As I’ve said before, she – like her mother and her brothers and sisters, even little Giuseppe, aged ten – believes that the killing of 70,000 Palestinians as a result of Israeli military action in Gaza since October 2023 is genocide. Obviously, however brutal and possibly criminal that is, it is not genocide, because the intention is to exterminate Hamas, not the Palestinians.
But what happened at Fossoli was genocide: Jews were brought there as part of a plan to exterminate them. True, who exactly in Italy, or even in Germany, knew about this plan is not easy to pin down. But that does not alter the truth.
It is rarely mentioned, but Italian fascism was not anti-Semitic until Mussolini’s fatal alliance with Hitler, and no Jews were arrested or deported to the Nazi extermination camps until after his fall in July 1943, following the Allied landings in Sicily. But once Hitler had installed Mussolini as a puppet dictator in the un-liberated north of Italy in September 1943, Italian fascists collaborated with the Germans to arrest Jews.
Magdalena was adamant, though, that the trip to Fossoli would change nothing. ‘Whether you’re killed in a gas chamber or by a bomb doesn’t make much difference!’ she snapped.
I decided to throw a spanner in the works which led to the discovery of a strange co-incidence. ‘Your Italian grandfather fought alongside the Germans!’ I bellowed at the lot of them. ‘Wasn’t he guilty of genocide?!’ ‘My father never killed anyone, inglese di merda!’ shouted Carla.
This was probably true. Narciso Camerani served in occupied Greece as a conscripted sub-lieutenant in an infantry division stationed in the Peloponnese. For two years, he led a tranquil life and the most dramatic thing to happen to him, apart from falling in love with a Greek woman, was the night he lost his mule, which was punishable by death. There was a full moon as he patrolled the perimeter area of his barracks and the mule, a female, startled by the shadow of a tree, threw him off and bolted. Eventually he gave up looking and returned to base, expecting the worst – but fate had decreed that he should find the mule back in her stable.
On 8 September 1943, however, Italy’s new government surrendered to the Allies without warning its armed forces. It merely ordered them to cease fighting the Allies but ‘react to attacks from any other source’. Its confusion and cowardice doomed those few who decided to keep their arms and turn them on the Nazis, such as on Cephalonia, where about 9,500 died. The 650,000 who did surrender were sent to labour camps in Germany as traitors, not prisoners of war.
Carla’s father told his family that they had to eat worms and grass and, once, a poodle belonging to a guard
‘Wietzendorf,’ said Carla. ‘A death camp, my father called it.’ I did not know until then that Wietzendorf near Hanover was where Carla’s father was interned, as he died the year she and I met. But Wietzendorf was also where Andrea Giovene, the last Duke of Girasole, was interned.

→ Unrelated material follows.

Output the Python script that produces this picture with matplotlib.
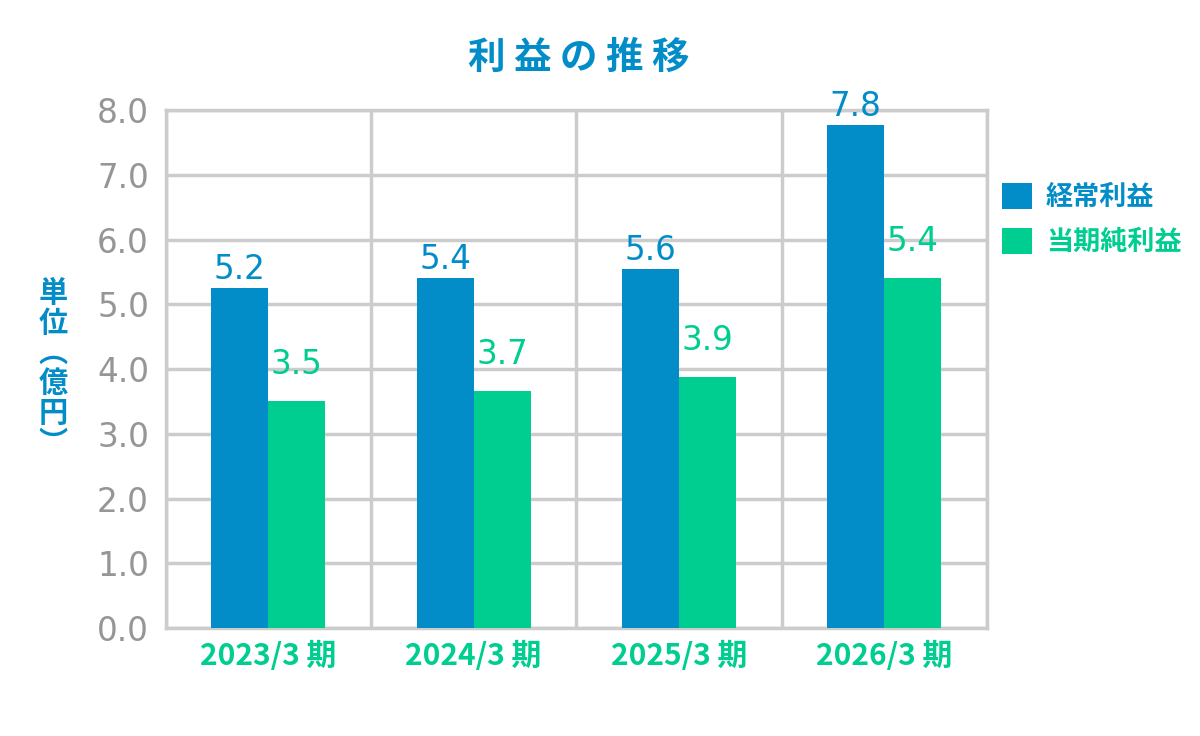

Giovene later wrote a brilliant autobiographical novel, Sansevero, often compared to The Leopard, but more like Proust’s In Search of Lost Time. I once praised it in The Spectator and his son Lorenzo got in touch and we became friends.
Giovene, too, had been in the Peloponnese, as a captain in a Lancer division. How odd that I should meet Lorenzo, who lives most of the time in London, and Carla at virtually the same time in 1998, but not know about the connection.
Perhaps Andrea Giovene and Narciso Camerani had known each other. Carla’s father told his family that they had to eat worms and grass and, once, a poodle belonging to a guard, which they managed to kill and turn into a stew. In the final months of the war, they feared the Germans would kill them as had happened in other camps.
Somehow Giovene, badly injured in an American air raid and after weeks of wandering through apocalyptic scenes, found a train back to his home near Bene-vento. Carla’s father had to walk back to Forlì, his hometown in the red Romagna, where he feared for his life at the hands of communist partisans, as they would regard him as a fascist even though he had refused to fight on and had never been one. It took him two months and he weighed, they said, just five stone.
They would both have been my enemies. Yet I cannot help admiring them immensely.
The junk shop did not have any tongs.